I’ve received this question from several blog readers and clients recently, and on its face it makes some sense. After all, you don’t pay full salary to someone who is only working for you part-time, so it only makes sense that the minimum salary for the executive, administrative and professional exemptions under the FLSA should also be pro-rated based on how many hours an employee works. Right?

Well, not so much.

For most employees, the exemptions apply only if an employee meets three broad requirements: they perform exempt duties, they are paid at least a certain minimum weekly salary, and they are paid on a salary basis.
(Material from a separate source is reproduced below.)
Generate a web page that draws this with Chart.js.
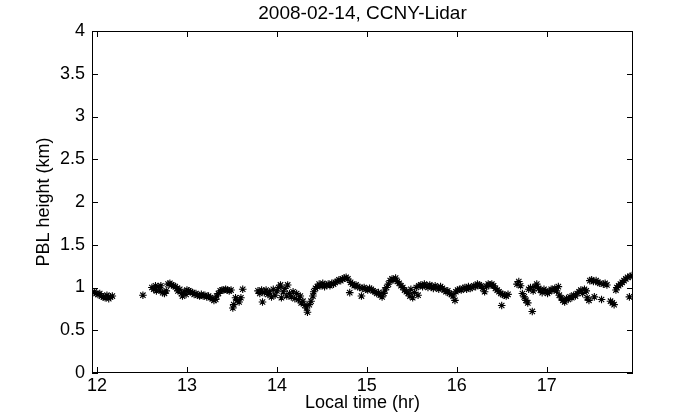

It’s that last requirement – salary basis – that explains why the anticipated new exemption rules won’t allow employers to pro-rate the increased minimum salary. The idea here is that exempt employees aren’t being paid by the hour at all. They get paid the same amount – at least the established minimum – every workweek, regardless of how many or how few hours they work. Pro-rating the minimum salary would inherently place part-time exempt employees back in the bucket of being paid according to their work hours, something that is contrary to the current exemption tests. While one could come up with different ways of re-writing the salary rules to allow this, the DOL did not include any such proposal in its Notice of Proposed Rulemaking. The odds of this administration slipping such a major, employer-friendly change into the final rules are roughly on par with the chances of me suddenly re-sprouting a full head of hair. You might be able to imagine it, but don’t hold your breath.

So what should employers who currently have part-time exempt employees earning below the expected new minimum salary of $970 (or maybe a bit less) per week do?

In many cases, the answer is: nothing. If someone is a part-time employee working well under 40 hours per week, they’re probably not working many overtime hours. It’s perfectly legal under the FLSA to pay a flat salary to a non-exempt employee who works no overtime, so long as the salary divided by the total number of hours worked each workweek satisfies the minimum wage. If one of these employees works overtime in a given week, you do have to pay overtime for that week.

The main issue for many of these employees won’t be the cost of overtime so much as having to track actual work hours and manage employee schedules to avoid unnecessary overtime. While that can certainly be a headache, it can be done. The key is good planning, communication, and management. (Train your supervisors!)